Над его кроватью в простой раме под стеклом висел портрет нашей матери, увеличенный с одной из ее фронтовых фотографий. Знакомый художник раскрасил его. И время удивительным образом оживило краски. Они смягчились и приобрели естественность и глубину. Я любил этот портрет. Мать была в гимнастерке. Наверное, она только сняла лётный шлем и за секунду до съемки тряхнула головой, чтобы рассылались прижатые волосы, провела по ним рукой, скользнула к щеке — в этот момент и щелкнул фотоаппарат.

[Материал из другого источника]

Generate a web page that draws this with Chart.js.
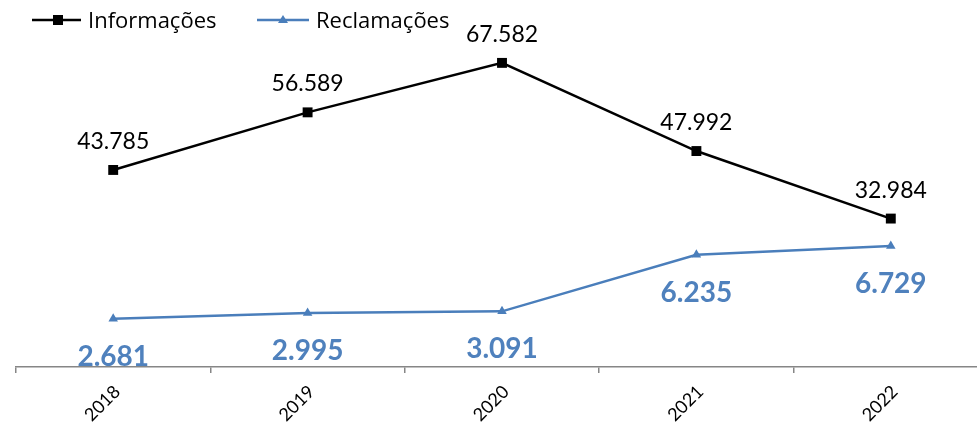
<!DOCTYPE html>
<html>
<head>
<meta charset="utf-8">
<script src="https://cdn.jsdelivr.net/npm/chart.js@4/dist/chart.umd.min.js"></script>
<style>
html,body{margin:0;padding:0;background:#fff;overflow:hidden;width:977px;height:424px;}
#wrap{position:absolute;left:0;top:0;width:995px;height:424px;}
</style>
</head>
<body>
<div id="wrap"><canvas id="c" width="995" height="424"></canvas></div>
<script>
const categories = ['2018', '2019', '2020', '2021', '2022'];
const informacoes = [43785, 56589, 67582, 47992, 32984];
const reclamacoes = [2681, 2995, 3091, 6235, 6729];
const seriesNames = ['Informações', 'Reclamações'];

const BLACK = '#000000';
const BLUE = '#4A7EBB';
const BLUE_LABEL = '#4F81BD';
const FONT = 'Lato';
const LEGEND_FONT = '"Open Sans"';

function fmt(v){
  return v.toLocaleString('pt-BR');
}

const labelPlugin = {
  id: 'labels',
  afterDatasetsDraw(chart){
    const ctx = chart.ctx;
    ctx.save();
    const m0 = chart.getDatasetMeta(0);
    ctx.font = '23px ' + FONT;
    ctx.fillStyle = BLACK;
    ctx.textAlign = 'center';
    ctx.textBaseline = 'alphabetic';
    m0.data.forEach((p, i) => {
      ctx.fillText(fmt(informacoes[i]), p.x, p.y - 21);
    });
    const m1 = chart.getDatasetMeta(1);
    ctx.font = 'bold 28px ' + FONT;
    ctx.fillStyle = BLUE_LABEL;
    m1.data.forEach((p, i) => {
      ctx.fillText(fmt(reclamacoes[i]), p.x, p.y + 47);
    });
    // Legend
    ctx.lineWidth = 2.5;
    ctx.strokeStyle = BLACK;
    ctx.beginPath(); ctx.moveTo(32, 20); ctx.lineTo(81, 20); ctx.stroke();
    ctx.fillStyle = BLACK;
    ctx.fillRect(53, 15, 10, 10);
    ctx.strokeStyle = BLUE;
    ctx.beginPath(); ctx.moveTo(257, 20); ctx.lineTo(309, 20); ctx.stroke();
    ctx.fillStyle = BLUE;
    ctx.beginPath(); ctx.moveTo(283, 15); ctx.lineTo(288, 23); ctx.lineTo(278, 23); ctx.closePath(); ctx.fill();
    ctx.fillStyle = BLACK;
    ctx.font = '22px ' + LEGEND_FONT;
    ctx.textAlign = 'left';
    ctx.textBaseline = 'alphabetic';
    ctx.fillText(seriesNames[0], 88, 28);
    ctx.fillText(seriesNames[1], 316, 28);
    ctx.restore();
  }
};

new Chart(document.getElementById('c'), {
  type: 'line',
  data: {
    labels: categories,
    datasets: [
      {
        label: seriesNames[0],
        data: informacoes,
        yAxisID: 'y',
        borderColor: BLACK,
        backgroundColor: BLACK,
        borderWidth: 2.5,
        pointStyle: 'rect',
        pointRadius: 7,
        pointBorderWidth: 0,
        tension: 0
      },
      {
        label: seriesNames[1],
        data: reclamacoes,
        yAxisID: 'y1',
        borderColor: BLUE,
        backgroundColor: BLUE,
        borderWidth: 2.5,
        pointStyle: 'triangle',
        pointRadius: 5.5,
        pointBorderWidth: 0,
        tension: 0
      }
    ]
  },
  options: {
    responsive: false,
    animation: false,
    layout: { padding: { left: 16, right: 1.5, top: 7, bottom: 0 } },
    plugins: { legend: { display: false }, tooltip: { enabled: false } },
    scales: {
      x: {
        offset: true,
        afterFit(scale){ scale.height = 57; scale.paddingLeft = 0; scale.paddingRight = 0; },
        border: { display: true, color: '#868686', width: 1.5 },
        grid: { display: true, offset: true, drawOnChartArea: false, drawTicks: true, tickLength: 6, color: '#868686', lineWidth: 1.5 },
        ticks: { color: '#000', font: { family: FONT, size: 18 }, minRotation: 45, maxRotation: 45, padding: 8, labelOffset: 4 }
      },
      y: { display: false, min: 0, max: 80000 },
      y1: { display: false, min: 0, max: 20000, position: 'right' }
    }
  },
  plugins: [labelPlugin]
});
</script>
</body>
</html>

Отец велел снять портрет и убрать в другую комнату. В последний день он поманил меня и указал пальцем в щель между косяком и створкой двери. Я наклонился и пригляделся: сквозь щель была отчетливо видна половинка материнского портрета, который я поставил на стол и прислонил к стенке. Мне показалось, что отец хочет видеть его. Я направился в комнату, но он вдруг заволновался, пытаясь что-то произнести, сделал рукой протестующий жест. Тогда я убрал портрет со стола и спрятал в гардероб. Отец успокоился и устало закрыл глаза. Может быть, он хотел остаться наедине со своей близкой смертью. Мне никогда не разгадать этого.